Desired output: density plot or histogram showing latitude on the Y-axis and area of the country on the x axis.

Thanks!


Solution

  • I think this will do the trick:

    I think this will work because the length of cross-section changes linearly except at vertex points, so you only need to find the cross-section length and vertex points and then linear interpolation gets you the rest. Can all be done with sf functions, sf_intersection and sf_length might be all you need except for geometry constructors to make the lines.

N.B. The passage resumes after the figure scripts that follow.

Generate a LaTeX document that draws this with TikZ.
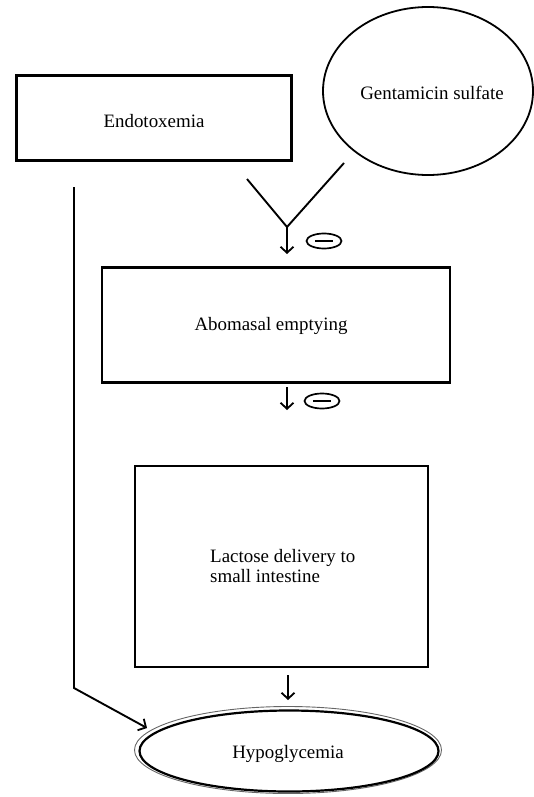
\documentclass[tikz,border=0pt]{standalone}
\usepackage{fontspec}
\setmainfont{Liberation Serif}
\usetikzlibrary{shapes.geometric,arrows.meta}
\begin{document}
\begin{tikzpicture}[x=1bp,y=-1bp,
  box/.style={draw=black,line width=2.1bp,rectangle,inner sep=0pt},
  oval/.style={draw=black,line width=1.8bp,ellipse,inner sep=0pt},
  lbl/.style={font=\fontsize{19}{21}\selectfont,inner sep=0pt},
  conn/.style={line width=1.9bp},
  stick/.style={-{Straight Barb[length=6bp,width=13bp,line width=1.8bp]}},
  minus/.style={draw=black,line width=1.7bp,ellipse,minimum width=35bp,minimum height=15bp,inner sep=0pt}
]
\useasboundingbox (0,0) rectangle (534,797);
% boxes
\node[box,minimum width=275bp,minimum height=85bp] (endo) at (154,118) {};
\node[lbl] at (154,121) {Endotoxemia};
\node[oval,minimum width=210bp,minimum height=168bp] (gent) at (428,91) {};
\node[lbl] at (432,93) {Gentamicin sulfate};
\node[box,minimum width=348bp,minimum height=115bp] (abo) at (276,325) {};
\node[lbl] at (271,326) {Abomasal emptying};
\node[box,minimum width=293bp,minimum height=201bp] (lac) at (281.5,566.5) {};
\node[lbl,anchor=west,align=left] at (210,566) {Lactose delivery to\\small intestine};
\node[draw=black!60,line width=0.9bp,ellipse,minimum width=307bp,minimum height=87bp,inner sep=0pt] (hypoout) at (288,750) {};
\node[draw=black,line width=2.2bp,ellipse,minimum width=299bp,minimum height=81bp,inner sep=0pt] (hypo) at (289,751) {};
\node[lbl] at (288,754) {Hypoglycemia};
% V junction
\coordinate (vl) at (247,179);
\coordinate (vr) at (344,163);
\coordinate (vj) at (287,227);
\coordinate (a1) at (287,254);
\draw[conn] (vl) -- (vj) -- (vr);
\draw[conn,stick] (vj) -- (a1);
\node[minus] (m1) at (324,241) {};
\draw[line width=2.4bp] ([xshift=-9bp]m1.center) -- ([xshift=9bp]m1.center);
% arrow 2
\coordinate (a2s) at (287,387);
\coordinate (a2e) at (287,410);
\draw[conn,stick] (a2s) -- (a2e);
\node[minus] (m2) at (322,401) {};
\draw[line width=2.4bp] ([xshift=-9bp]m2.center) -- ([xshift=9bp]m2.center);
% arrow 3
\coordinate (a3s) at (288,675);
\coordinate (a3e) at (288,700);
\draw[conn,stick] (a3s) -- (a3e);
% left line
\coordinate (l1) at (74,187);
\coordinate (l2) at (74,688);
\coordinate (l3) at (147,728);
\draw[conn,stick] (l1) -- (l2) -- (l3);
\end{tikzpicture}
\end{document}
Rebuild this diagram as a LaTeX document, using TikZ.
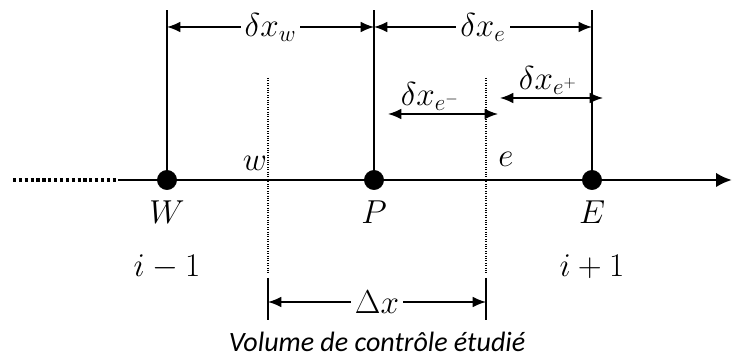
\documentclass[tikz,border=0pt]{standalone}
\usepackage{fontspec}
\newfontfamily\capfont{Carlito}
\usetikzlibrary{arrows.meta}

\begin{document}
\begin{tikzpicture}[x=0.75pt,y=-0.75pt,
	gridpt/.style={ circle, draw, fill, inner sep=0pt, minimum size=14.5pt },
	dimline/.style={ line width=1.1pt, {Latex[length=10pt,width=8pt]}-{Latex[length=10pt,width=8pt]} },
	dimlab/.style={ fill=white, inner sep=3pt, font=\fontsize{26}{30}\selectfont },
	smalllab/.style={ inner sep=0pt, font=\fontsize{23}{27}\selectfont },
	ptlab/.style={ font=\fontsize{27}{32}\selectfont },
	face/.style={ densely dotted, line width=0.8pt }
]
\useasboundingbox (0,0) rectangle (733,359);

% axis
\coordinate (ax0) at (13,180);
\coordinate (ax1) at (118,180);
\coordinate (ax2) at (732,180);
\draw[line width=2.4pt, dotted] (ax0) -- (ax1);
\draw[line width=2.2pt, -{Latex[length=12pt,width=11pt]}] (ax1) -- (ax2);

% grid points
\node[gridpt] at (167,180) (pW) {};
\node[gridpt] at (374,180) (pP) {};
\node[gridpt] at (592,180) (pE) {};
\coordinate (tW) at (167,10);
\coordinate (tP) at (374,10);
\coordinate (tE) at (592,10);
\foreach \p in {W,P,E} \draw[line width=1.1pt] (p\p.center) -- (t\p);

\node[ptlab] at (167,212) (lW) {$W$};
\node[ptlab] at (374,212) (lP) {$P$};
\node[ptlab] at (592,212) (lE) {$E$};
\node[ptlab] at (167,267) (iW) {$i-1$};
\node[ptlab] at (592,267) (iE) {$i+1$};
\node[ptlab] at (255,163) (fw) {$w$};
\node[ptlab] at (506,159) (fe) {$e$};
\node[ptlab, anchor=west] at (728,207) (lx) {$x$};

% faces
\coordinate (w1) at (268,78);
\coordinate (w2) at (268,274);
\coordinate (e1) at (486,78);
\coordinate (e2) at (486,274);
\draw[face] (w1) -- (w2);
\draw[face] (e1) -- (e2);

% distances between nodes
\coordinate (aW) at (167,27);
\coordinate (aP) at (374,27);
\coordinate (aE) at (592,27);
\draw[dimline] (aW) -- node[dimlab] (dw) {$\delta x_w$} (aP);
\draw[dimline] (aP) -- node[dimlab] (de) {$\delta x_e$} (aE);

\coordinate (m1) at (388,114);
\coordinate (m2) at (498,114);
\draw[dimline] (m1) -- (m2);
\node[smalllab] at (430,96) (dem) {$\delta x_{e^-}$};
\coordinate (n1) at (500,98);
\coordinate (n2) at (603,98);
\draw[dimline] (n1) -- (n2);
\node[smalllab] at (548,80) (dep) {$\delta x_{e^+}$};

% control volume
\coordinate (v1) at (268,278);
\coordinate (v2) at (268,320);
\coordinate (v3) at (486,278);
\coordinate (v4) at (486,320);
\draw[line width=0.8pt] (v1) -- (v2);
\draw[line width=0.8pt] (v3) -- (v4);
\coordinate (b1) at (268,302);
\coordinate (b2) at (486,302);
\draw[dimline] (b1) -- node[dimlab] (dx) {$\Delta x$} (b2);

\node[font=\capfont\itshape\fontsize{21}{25}\selectfont] at (377,342) (cap) {Volume de contrôle étudié};
\end{tikzpicture}
\end{document}
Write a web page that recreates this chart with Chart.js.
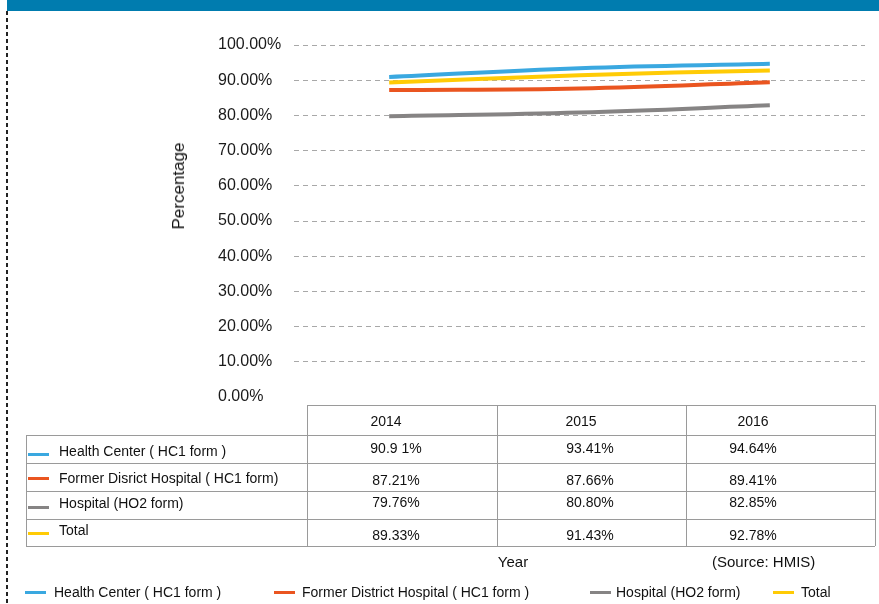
<!DOCTYPE html>
<html>
<head>
<meta charset="utf-8">
<script src="https://cdn.jsdelivr.net/npm/chart.js@4"></script>
<style>
  html, body { margin: 0; padding: 0; background: #fff; }
  body { width: 879px; height: 604px; position: relative; overflow: hidden; font-family: "Liberation Sans", Arial, Helvetica, sans-serif; color: #111; }
  #header { position: absolute; left: 7px; top: 0; width: 872px; height: 11px; background: #007CAF; }
  #dash { position: absolute; left: 6px; top: 11px; width: 1.5px; height: 593px; background: repeating-linear-gradient(to bottom, #222 0px, #222 4px, transparent 4px, transparent 7px); }
  #c { position: absolute; left: 0; top: 0; }
  .t { position: absolute; white-space: nowrap; line-height: 1; }
  .c { transform: translate(-50%, -50%); }
  .l { transform: translate(0, -50%); }
  .hl { position: absolute; height: 0; border-top: 1px solid #9a9a9a; }
  .vl { position: absolute; width: 0; border-left: 1px solid #9a9a9a; }
  .sw { position: absolute; width: 21px; height: 3px; }
  #ytitle { position: absolute; left: 179px; top: 186px; transform: translate(-50%, -50%) rotate(-90deg); font-size: 17px; white-space: nowrap; color: #111; }
</style>
</head>
<body>
<div id="header"></div>
<div id="dash"></div>
<canvas id="c" width="879" height="604"></canvas>
<div id="ytitle">Percentage</div>
<div id="overlay"></div>
<script>
// ---- data ----
const years = ['2014', '2015', '2016'];
const legendLabels = ['Health Center ( HC1 form )', 'Former District Hospital ( HC1 form )', 'Hospital (HO2 form)', 'Total'];
const tableLabels = ['Health Center ( HC1 form )', 'Former Disrict Hospital ( HC1 form)', 'Hospital (HO2 form)', 'Total'];
const healthCenter = [90.91, 93.41, 94.64];
const formerDistrictHospital = [87.21, 87.66, 89.41];
const hospitalHO2 = [79.76, 80.80, 82.85];
const total = [89.33, 91.43, 92.78];
const tableText = [
  ['90.9 1%', '93.41%', '94.64%'],
  ['87.21%', '87.66%', '89.41%'],
  ['79.76%', '80.80%', '82.85%'],
  ['89.33%', '91.43%', '92.78%']
];
const yTicks = [0, 10, 20, 30, 40, 50, 60, 70, 80, 90, 100];
const colors = ['#3AA8E0', '#EA5520', '#868484', '#FFCB05'];
const seriesValues = [healthCenter, formerDistrictHospital, hospitalHO2, total];

// ---- chart ----
const ctx = document.getElementById('c').getContext('2d');
new Chart(ctx, {
  type: 'line',
  data: {
    labels: years,
    datasets: seriesValues.map((vals, i) => ({
      label: legendLabels[i],
      data: vals,
      borderColor: colors[i],
      backgroundColor: colors[i],
      borderWidth: 4,
      pointRadius: 0,
      tension: 0.4,
      fill: false,
      order: i === 3 ? -1 : i
    }))
  },
  options: {
    responsive: false,
    animation: false,
    layout: { padding: { left: 218, top: 45, right: 14, bottom: 207 } },
    plugins: { legend: { display: false }, tooltip: { enabled: false }, title: { display: false } },
    scales: {
      x: { display: false, offset: true },
      y: {
        min: 0, max: 100,
        afterFit: s => { s.width = 76; },
        afterBuildTicks: s => { s.ticks = yTicks.map(v => ({ value: v })); },
        border: { display: false, dash: [5, 4] },
        grid: {
          drawTicks: false,
          color: c => (c.tick && c.tick.value === 0) ? 'rgba(0,0,0,0)' : '#a8a8a8',
          lineWidth: 1
        },
        ticks: {
          crossAlign: 'far',
          padding: 0,
          color: '#1a1a1a',
          font: { family: '"Liberation Sans", Arial, sans-serif', size: 16 },
          callback: v => v.toFixed(2) + '%'
        }
      }
    }
  }
});

// ---- table & legend overlay ----
const ov = document.getElementById('overlay');
function add(html) { ov.insertAdjacentHTML('beforeend', html); }
function text(str, x, y, cls, size) {
  add(`<div class="t ${cls}" style="left:${x}px;top:${y}px;font-size:${size}px">${str}</div>`);
}
// grid lines
add(`<div class="hl" style="left:307px;top:405px;width:568px"></div>`);
[435, 463, 491, 519, 546].forEach(y => add(`<div class="hl" style="left:26px;top:${y}px;width:849px"></div>`));
add(`<div class="vl" style="left:26px;top:435px;height:111px"></div>`);
[307, 497, 686, 875].forEach(x => add(`<div class="vl" style="left:${x}px;top:405px;height:141px"></div>`));

const headX = [386, 581, 753];
years.forEach((y, i) => text(y, headX[i], 421, 'c', 14));
const valX = [396, 590, 753];
const rowY = [448, 480, 502, 535];
const labY = [451, 478, 503, 530];
const swY = [453, 477, 506, 532];
tableText.forEach((row, r) => {
  row.forEach((s, j) => text(s, valX[j], rowY[r], 'c', 14));
  text(tableLabels[r], 59, labY[r], 'l', 14);
  add(`<div class="sw" style="left:28px;top:${swY[r]}px;background:${colors[r]}"></div>`);
});
text('Year', 513, 561, 'c', 15);
text('(Source: HMIS)', 712, 561, 'l', 15);

const legSwX = [25, 274, 590, 773];
const legTxtX = [54, 302, 616, 801];
legendLabels.forEach((s, i) => {
  add(`<div class="sw" style="left:${legSwX[i]}px;top:591px;background:${colors[i]}"></div>`);
  text(s, legTxtX[i], 592, 'l', 14);
});
</script>
</body>
</html>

    12 hours later, here's this:

    flatten_EW <- function(polygon){
        ## get all the vertex coords
        bp = st_coordinates(polygon)
    
        ## get the limits in longitude over the polygon
        xr = range(bp[,"X"])
    
        ## build a data frame of big lines across the polygon
        xxyy = data.frame(t(xr), bp[,"Y"], bp[,"Y"])
        xylines = st_sfc(apply(xxyy, 1, function(v){st_linestring(matrix(v,2,2))}, simplify=FALSE), crs=st_crs(polygon))
    
        ## make into a spatial data frame
        xylines = st_as_sf(data.frame(y=bp[,"Y"], geometry=xylines))
    
        ## crop to the polygon
        xylines = st_intersection(xylines, st_geometry(polygon))
    
        ## order by increasing latitude
        xylines = xylines[order(xylines$y),]
    
        ## return data frame with line length
        data.frame(y = xylines$y, L = st_length(xylines))
    }
    

    Which you use like this:

    flBr = flatten_EW(brazil)
    plot(flBr$y, flBr$L, type="l")
    

    to produce this:

    enter image description here

    Interpreting this as an area is tricky - the line lengths are in metres and the latitude is in degrees. And Brazil is large enough that the ellipsoidal earth shape will probably have an effect. For a planar polygon in cartesian coordinates this will be a shape that has the same area. I think.